My PLN looks like this
Two amazing teachers (both in different time zones from each other and from me) posing a question on twitter about the importance of decorating (or not) the classroom. I jump in with my sincere question about why, and the resulting conversation had me thinking for weeks.
What I realized from all that mulling was that my room was actually an outward expression of control. My control. Teacher control. Huh.
Although each year I try to find more and more ways to turn my classroom over to my students and be the “meddler in the middle” or the “guide on the side” or just a learner in the back of the room, I hadn’t really let my students do much to contribute to the physical space. Instead, I plastered myself, my teaching philosophies, my quotes, my books, my “dead words” and my “power words,” my organizational strategies, my plants, my pictures, and my preferred colors all over the room. I did this because it made me feel just a little less nervous on that first day of school. A little more “in control” of what was going to happen…even though my years of teaching told me that “control” really isn’t the end goal here. Learning is. And as I mentioned in this previous post learning is “an iteration of trying and failing, reflecting and risking, working, observing, and persevering.”
My classroom was supposed to be a shared space. Our space. And my PLN helped me realized that.
This year, I literally had to share my space with another teacher, so I cleared everything down to half of what it was so she could move in as much as she wanted to. I increasingly use more and more of those wondrous wall-sized post-it notes, and now I leave them up for weeks with my students’ ideas plastered all over them.
I want to have my students do a creative project with the books that we read and I want to print out their works for my reading corner. I started a classroom Instagram account, and I want to surprise them at Christmas by printing out pictures from our year and posting them around the room.
And if my classroom is ever wholly “mine” again, I will leave the spaces blank for us to fill. Because my students should see themselves reflected around this room. They should be able to recognize this room as their own and feel pride for their role in how it evolves and changes throughout the year.
What does my PLN look like?
It looks like caring and learning together despite distance, time zone, and content specialty. It looks like that iterative, messy, process that I mentioned earlier. You know, true learning.
I have a million more ways to define and share about my PLN, but I may wait to elaborate on those during the upcoming Connected Educator month. I hope you’ll join me then!

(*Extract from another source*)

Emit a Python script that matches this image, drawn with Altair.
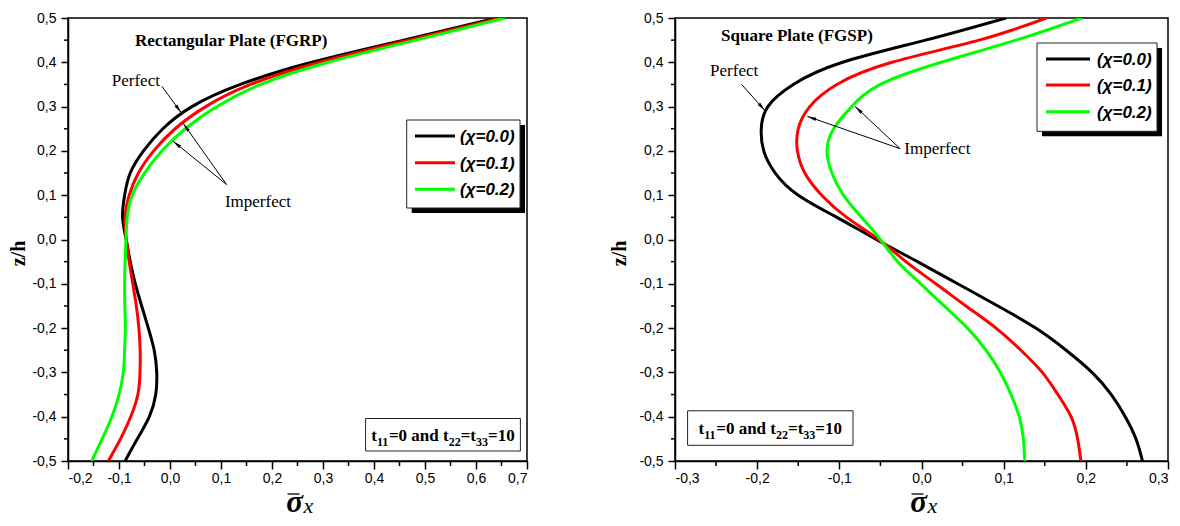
import math
import altair as alt
import pandas as pd

# ---------------- data ----------------
Z = [0.5, 0.45, 0.4, 0.35, 0.3, 0.25, 0.2, 0.15, 0.1, 0.05, 0.0,
     -0.05, -0.1, -0.15, -0.2, -0.25, -0.3, -0.35, -0.4, -0.45, -0.5]
SERIES = ["(χ=0.0)", "(χ=0.1)", "(χ=0.2)"]
COLORS = ["#000000", "#ff0000", "#00ff00"]

# Rectangular plate (FGRP)
RECT_0 = [0.640, 0.458, 0.278, 0.138, 0.043, -0.014, -0.052, -0.078, -0.089, -0.093, -0.086,
          -0.078, -0.068, -0.0555, -0.0425, -0.031, -0.026, -0.028, -0.0405, -0.064, -0.088]
RECT_1 = [0.648, 0.468, 0.293, 0.158, 0.070, 0.010, -0.032, -0.062, -0.080, -0.088, -0.0855,
          -0.080, -0.073, -0.066, -0.061, -0.0585, -0.0588, -0.063, -0.077, -0.097, -0.121]
RECT_2 = [0.657, 0.482, 0.310, 0.178, 0.092, 0.030, -0.016, -0.050, -0.074, -0.084, -0.0863,
          -0.088, -0.089, -0.0885, -0.0876, -0.089, -0.0915, -0.100, -0.114, -0.133, -0.1535]

# Square plate (FGSP)
SQ_0 = [0.103, 0.005, -0.096, -0.156, -0.187, -0.195, -0.192, -0.178, -0.150, -0.103, -0.055,
        -0.005, 0.044, 0.093, 0.139, 0.176, 0.2075, 0.231, 0.248, 0.261, 0.269]
SQ_1 = [0.152, 0.070, -0.036, -0.103, -0.136, -0.150, -0.151, -0.142, -0.1215, -0.091, -0.052,
        -0.019, 0.0175, 0.054, 0.0907, 0.121, 0.147, 0.166, 0.182, 0.190, 0.194]
SQ_2 = [0.195, 0.115, 0.024, -0.050, -0.085, -0.107, -0.115, -0.109, -0.095, -0.073, -0.050,
        -0.029, -0.001, 0.0276, 0.056, 0.0785, 0.096, 0.109, 0.119, 0.124, 0.1256]

RECT_XTICKS = [-0.2, -0.1, 0.0, 0.1, 0.2, 0.3, 0.4, 0.5, 0.6, 0.7]
RECT_XMINOR = [-0.15, -0.05, 0.05, 0.15, 0.25, 0.35, 0.45, 0.55, 0.65]
SQ_XTICKS = [-0.3, -0.2, -0.1, 0.0, 0.1, 0.2, 0.3]
SQ_XMINOR = [-0.25, -0.15, -0.05, 0.05, 0.15, 0.25]
YTICKS = [-0.5, -0.4, -0.3, -0.2, -0.1, 0.0, 0.1, 0.2, 0.3, 0.4, 0.5]
YMINOR = [-0.45, -0.35, -0.25, -0.15, -0.05, 0.05, 0.15, 0.25, 0.35, 0.45]

RECT_TITLE = "Rectangular Plate (FGRP)"
SQ_TITLE = "Square Plate (FGSP)"
Y_TITLE = "z/h"
SIGMA = "σ"
SIGMA_SUB = "x"
PERFECT = "Perfect"
IMPERFECT = "Imperfect"
# t11=0 and t22=t33=10, as (text, is_subscript)
TBOX_SEGMENTS = [("t", False), ("11", True), ("=0 and t", False), ("22", True),
                 ("=t", False), ("33", True), ("=10", False)]

# annotation anchors (data units)
RECT_TITLE_XY = (0.12, 0.447)
RECT_PERFECT_XY = (-0.067, 0.357)
RECT_IMPERFECT_XY = (0.1725, 0.084)
RECT_ARROWS = {"x0": [-0.016, 0.111, 0.111], "y0": [0.346, 0.124, 0.124],
               "x1": [0.022, 0.026, 0.006], "y1": [0.286, 0.262, 0.222]}
SQ_TITLE_XY = (-0.1516, 0.4586)
SQ_PERFECT_XY = (-0.228, 0.381)
SQ_IMPERFECT_XY = (0.0193, 0.204)
SQ_ARROWS = {"x0": [-0.219, -0.026, -0.026], "y0": [0.350, 0.205, 0.205],
             "x1": [-0.1905, -0.139, -0.081], "y1": [0.291, 0.278, 0.3007]}

# ---------------- style ----------------
SERIF = "Liberation Serif"
SANS = "Liberation Sans"
H = 443
W_RECT = 459
W_SQ = 493
LABEL_EXPR = ("(datum.value < -0.0001 ? '-' : '') + "
              "replace(format(abs(datum.value), '.1f'), '.', ',')")
BOLD_SERIF_W = {'t': 0.333, '=': 0.570, '0': 0.5, '1': 0.5, '2': 0.5, '3': 0.5,
                ' ': 0.25, 'a': 0.5, 'n': 0.556, 'd': 0.556}
ONE = pd.DataFrame({"a": [0]})


def text_px(txt, x, y, size, font=SERIF, weight="normal", style="normal",
            align="left", baseline="alphabetic", angle=None):
    kw = dict(font=font, fontSize=size, fontWeight=weight, fontStyle=style,
              align=align, baseline=baseline, color="black")
    if angle is not None:
        kw["angle"] = angle
    return alt.Chart(pd.DataFrame({"t": [txt]})).mark_text(**kw).encode(
        x=alt.value(x), y=alt.value(y), text="t:N")


def panel(vals, xdom, xticks, xminor, W, title, title_xy, perf_xy, imperf_xy,
          arrows, legend_box, legend_rows, legend_line, legend_text_dx,
          tbox, ytitle_dx):
    xscale = alt.Scale(domain=xdom, nice=False, zero=False)
    yscale = alt.Scale(domain=[-0.5, 0.5], nice=False, zero=False)
    rows = []
    for s, v in zip(SERIES, vals):
        for i, (z, sv) in enumerate(zip(Z, v)):
            rows.append({"series": s, "z": z, "sigma": sv, "order": i})
    df = pd.DataFrame(rows)

    layers = []
    lines = alt.Chart(df).mark_line(interpolate="natural", strokeWidth=3, clip=True).encode(
        x=alt.X("sigma:Q", scale=xscale,
                axis=alt.Axis(values=xticks, labelExpr=LABEL_EXPR, title=None, grid=False,
                              tickSize=8, labelPadding=2)),
        y=alt.Y("z:Q", scale=yscale,
                axis=alt.Axis(values=YTICKS, labelExpr=LABEL_EXPR, title=None, grid=False,
                              tickSize=7, labelPadding=5)),
        color=alt.Color("series:N", scale=alt.Scale(domain=SERIES, range=COLORS), legend=None),
        order="order:Q",
    )
    layers.append(lines)

    # minor ticks
    layers.append(alt.Chart(pd.DataFrame({"z": YMINOR})).mark_rule(color="black", strokeWidth=1.5).encode(
        y=alt.Y("z:Q", scale=yscale), x=alt.value(0), x2=alt.value(-4)))
    layers.append(alt.Chart(pd.DataFrame({"sigma": xminor})).mark_rule(color="black", strokeWidth=1.5).encode(
        x=alt.X("sigma:Q", scale=xscale), y=alt.value(H), y2=alt.value(H + 5)))

    # annotation texts in data units
    def text_data(txt, xy, size, weight="normal"):
        return alt.Chart(pd.DataFrame({"t": [txt], "sigma": [xy[0]], "z": [xy[1]]})).mark_text(
            font=SERIF, fontSize=size, fontWeight=weight, color="black",
            align="center", baseline="middle").encode(
            x=alt.X("sigma:Q", scale=xscale),
            y=alt.Y("z:Q", scale=yscale), text="t:N")

    layers.append(text_data(title, title_xy, 17, "bold"))
    layers.append(text_data(PERFECT, perf_xy, 17))
    layers.append(text_data(IMPERFECT, imperf_xy, 17))

    # arrows
    adf = pd.DataFrame({"sigma": arrows["x0"], "z": arrows["y0"],
                        "sigma2": arrows["x1"], "z2": arrows["y1"]})
    layers.append(alt.Chart(adf).mark_rule(color="black", strokeWidth=1).encode(
        x=alt.X("sigma:Q", scale=xscale), y=alt.Y("z:Q", scale=yscale),
        x2="sigma2:Q", y2="z2:Q"))
    sx = W / (xdom[1] - xdom[0])
    sy = H / 1.0
    hx, hy, ang = [], [], []
    for x0, y0, x1, y1 in zip(arrows["x0"], arrows["y0"], arrows["x1"], arrows["y1"]):
        dx = (x1 - x0) * sx
        dy = -(y1 - y0) * sy
        L = math.hypot(dx, dy)
        ux, uy = dx / L, dy / L
        ang.append(math.degrees(math.atan2(ux, -uy)) % 360)
        hx.append(x1 - ux * 4.5 / sx)
        hy.append(y1 + uy * 4.5 / sy)
    hdf = pd.DataFrame({"sigma": hx, "z": hy, "ang": ang})
    layers.append(alt.Chart(hdf).mark_point(shape="M0,-1L-0.38,1L0.38,1Z", filled=True,
                                            color="black", size=81, opacity=1).encode(
        x=alt.X("sigma:Q", scale=xscale), y=alt.Y("z:Q", scale=yscale),
        angle=alt.Angle("ang:Q", scale=None)))

    # legend (drawn by hand, with shadow)
    bx0, by0, bx1, by1 = legend_box
    layers.append(alt.Chart(ONE).mark_rect(color="black").encode(
        x=alt.value(bx0 + 5), x2=alt.value(bx1 + 5), y=alt.value(by0 + 5), y2=alt.value(by1 + 5)))
    layers.append(alt.Chart(ONE).mark_rect(fill="white", stroke="#222222", strokeWidth=1).encode(
        x=alt.value(bx0), x2=alt.value(bx1), y=alt.value(by0), y2=alt.value(by1)))
    for s, c, ry in zip(SERIES, COLORS, legend_rows):
        layers.append(alt.Chart(ONE).mark_rule(color=c, strokeWidth=3).encode(
            x=alt.value(bx0 + legend_line[0]), x2=alt.value(bx0 + legend_line[1]), y=alt.value(by0 + ry)))
        layers.append(text_px(s, bx0 + legend_text_dx, by0 + ry + 1, 17, font=SANS,
                              weight="bold", style="italic", baseline="middle"))

    # t11=0 and t22=t33=10 box
    tx0, ty0, tx1, ty1 = tbox
    layers.append(alt.Chart(ONE).mark_rect(fill="white", stroke="#222222", strokeWidth=1).encode(
        x=alt.value(tx0), x2=alt.value(tx1), y=alt.value(ty0), y2=alt.value(ty1)))
    F, S = 17, 12
    total = sum(sum(BOLD_SERIF_W[ch] for ch in seg) * (S if sub else F) for seg, sub in TBOX_SEGMENTS)
    cx = (tx0 + tx1) / 2 - total / 2
    base = (ty0 + ty1) / 2 + 6
    for seg, sub in TBOX_SEGMENTS:
        size = S if sub else F
        layers.append(text_px(seg, cx, base + (5 if sub else 0), size, weight="bold"))
        cx += sum(BOLD_SERIF_W[ch] for ch in seg) * size

    # axis titles
    layers.append(text_px(Y_TITLE, ytitle_dx, H / 2 + 14, 20, weight="bold",
                          align="center", baseline="middle", angle=270))
    scx = W / 2 - 3
    layers.append(alt.Chart(ONE).mark_rule(color="black", strokeWidth=1.3).encode(
        x=alt.value(scx - 7), x2=alt.value(scx + 5), y=alt.value(H + 33)))
    layers.append(text_px(SIGMA, scx, H + 51, 31, weight="bold", style="italic", align="center"))
    layers.append(text_px(SIGMA_SUB, scx + 9, H + 52, 22, style="italic"))

    return alt.layer(*layers).properties(width=W, height=H)


left = panel([RECT_0, RECT_1, RECT_2], [-0.2, 0.7], RECT_XTICKS, RECT_XMINOR, W_RECT,
             RECT_TITLE, RECT_TITLE_XY, RECT_PERFECT_XY, RECT_IMPERFECT_XY, RECT_ARROWS,
             legend_box=(W_RECT - 120.3, 102, W_RECT - 7, 190),
             legend_rows=[16, 42.7, 69.3], legend_line=(8.3, 48.3), legend_text_dx=53.3,
             tbox=(297.6, H - 42.5, 452.4, H - 10), ytitle_dx=-49)

right = panel([SQ_0, SQ_1, SQ_2], [-0.3, 0.3], SQ_XTICKS, SQ_XMINOR, W_SQ,
              SQ_TITLE, SQ_TITLE_XY, SQ_PERFECT_XY, SQ_IMPERFECT_XY, SQ_ARROWS,
              legend_box=(W_SQ - 131, 25, W_SQ - 11, 113.3),
              legend_rows=[15.9, 42, 68.8], legend_line=(9, 53), legend_text_dx=60,
              tbox=(12.6, H - 50.2, 178, H - 15.7), ytitle_dx=-55)

chart = alt.hconcat(left, right, spacing=80).properties(
    padding={"left": 0, "top": 2, "right": 0, "bottom": 0}
).configure_view(
    stroke="black", strokeWidth=1.5
).configure_axis(
    domainColor="black", domainWidth=1.5, tickColor="black", tickWidth=1.5,
    labelFont=SANS, labelFontSize=14, labelColor="black"
)

chart.save("out.html", embed_options={"renderer": "svg", "actions": False})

Please share how YOUR PLN has made an impact on your teaching. Can’t wait to hear from you!
Loved reading this and will share it widely. It’s amazing how a question can change into a conversation that can change your practice. Thanks for being part of our blog challenge. 🙂 Looking forward to reading more.
Great post. My PLN eases me into learning about new technologies and providing examples of how they support student learning.
Me too! I feel like today’s blog prompt could have me writing for days. Thanks for reading and for taking the time to jump into the convo!